If we go back to the question, why truly, do we read the national budget?

Another baffling reminder is; the 2019/20 budget was not debated on the floor of parliament – it simply sailed through.

Two reasons have since been given; the first that ministerial statements, which form the bedrock of votes allocated to each sector came in quite late and the second, that the legislature, a bloat on the national coffers didn’t meet numbers on the floor. Those that were available to debate the budget were discouraged by the presiding Deputy Speaker to pass the budget ‘in time’.

Many last minute embarrassments also showed up; figures in the soft copy budget differed from the hard copy. Some ministerial statements were smuggled in last minute.

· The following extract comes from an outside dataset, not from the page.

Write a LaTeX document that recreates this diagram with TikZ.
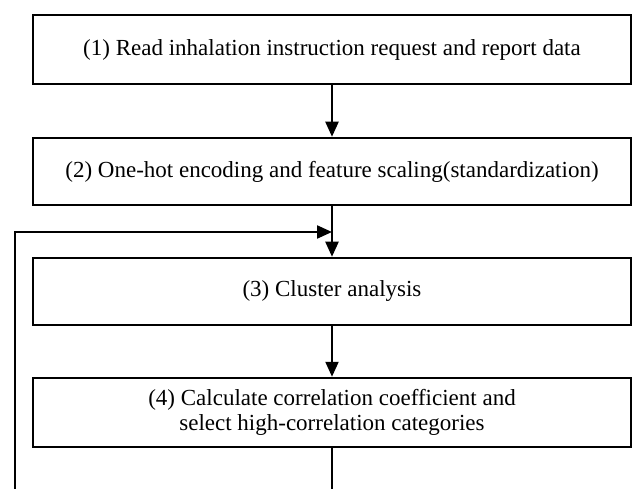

If we couldnt get it right from the start, why then, I still ask, did we have to read the budget?

There is no need to pretend to anyone about the problems we have internally, they are open air on budget day; very likely, sleeping ministers will not file their ministerial statements in time. Very likely too, the late arrivals of accounting officers, including the leader of the executive, will not disburse funds on time and affect project development as it has shown. Very likely also, and lastly, that legislators who were clearly missing from their seats at the Serena will not be present to debate the budget report and channel funds to reflect the society they represent.

I’m moved, much more than anything, that we should abandon the charade display of the budget and concentrate on the nuts and bolts of it, while at it, the money we spend on that day can go to buying tea at ministries and keeping ministers and their staff in their offices.